Peter is not usually considered a biblical prophet, but in today’s Gospel text he sure seems to think he knows God’s plan for Jesus. Just a few weeks ago we read that Peter was absolutely floored by the glory of the transfiguration. God told him and the other disciples present, “This is my Son, the Beloved; listen to him (Mark 2:7)!” Yet here Peter rebukes Jesus for what Jesus is teaching! He doesn’t manage to listen for long before he decides he knows what is best for Jesus and God’s people. Jesus calls him “Satan” and points out that Peter is focused on human, not divine, things.

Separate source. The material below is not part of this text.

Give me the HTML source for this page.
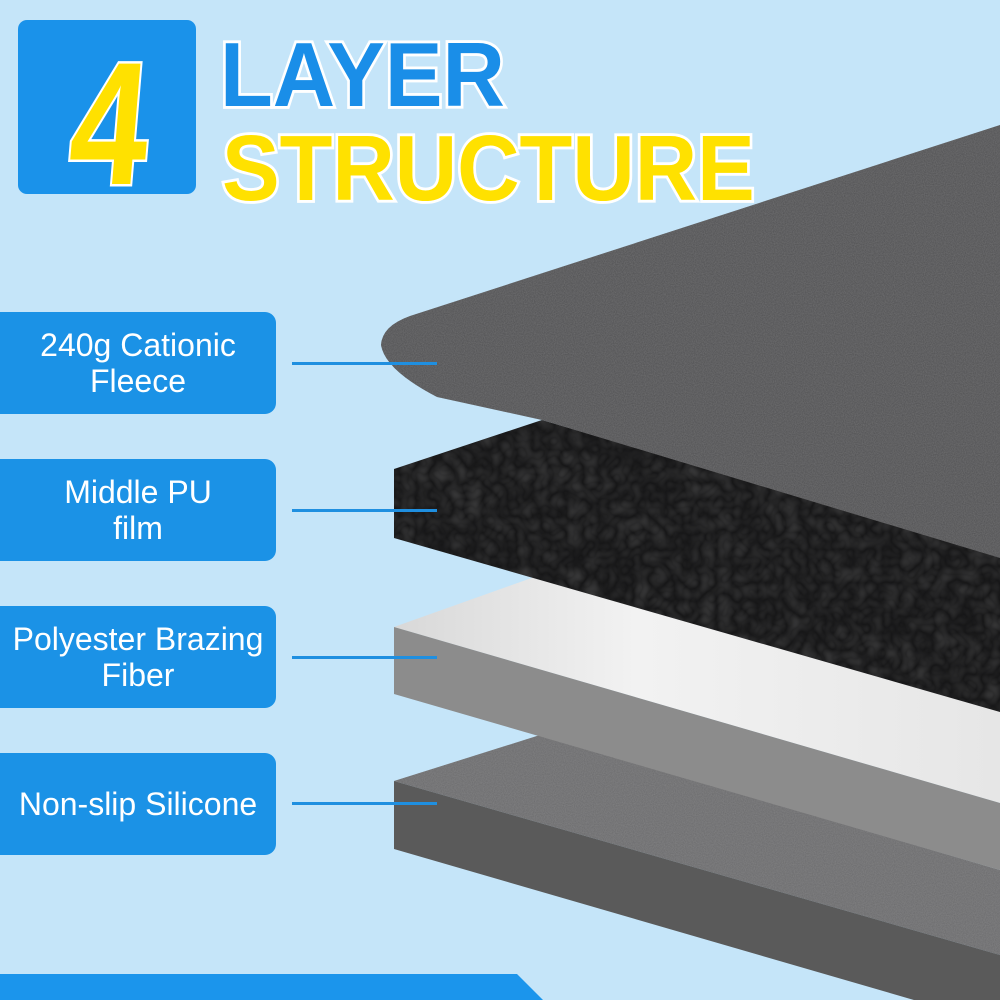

It’s easy for us to get stuck in thinking about “human things.” Some people listen to anyone who tells them God’s will is aligned with theirs (like the so-called “prophets” described above). Peter doesn’t like all this talk about Jesus suffering, being rejected, and dying. He is expecting something more along the lines of the transfiguration than the crucifixion. Like him, we tend to project what we want onto what God wants. We tend to think that our favored politician, our opinion on schools opening (or not), our team winning, and our hopes for the future are clearly endorsed by God. When we focus on victory, glory, and self-satisfaction, we are definitely thinking about human things.
As Jesus explains so clearly in verses 35-38, we know our will is aligned with God’s when we expect to give ourselves away completely, in total humility, service, and sacrifice for our neighbors. When we do that, we can be certain God will do amazing things.
- What do you think Jesus meant when he told the crowd to deny themselves and take up a cross? What kind of sacrifices does Jesus expect from us now?
- One of the above questions asked what you’d be willing to give to have special knowledge about the future. What are you willing to sacrifice for a future that is uncertain, but where God is in charge?
- Write a letter to your future self (6 months away) saying at least three things you hope for in that time and giving yourself encouragement. Ask your group leader, a parent, or a friend to give it back to you at the appropriate time.
- We tend to think of our lives as a narrative that follows a familiar pattern we learn from our families, books, movies, and TV shows. But God sees many more possibilities. Starting with wherever you are in your school/work/family life, write a “choose your own adventure” story that imagines many different possible futures. You can do this by yourself or as a group, in which each member contributes a different possible chapter to the story.
- Decide on a faith practice you can do, either alone or with a group, (for example, prayer, meditation, fasting, service to the community, singing or playing sacred music) that you can take up for the rest of Lent, with the goal of knowing God better and asking God to show you God’s will for your life.
Gracious God, focus our minds and hearts on divine things and give us the courage to let go of human things. Give us confidence in the future you have planned for us, even if it is different from what we envision for ourselves. Amen.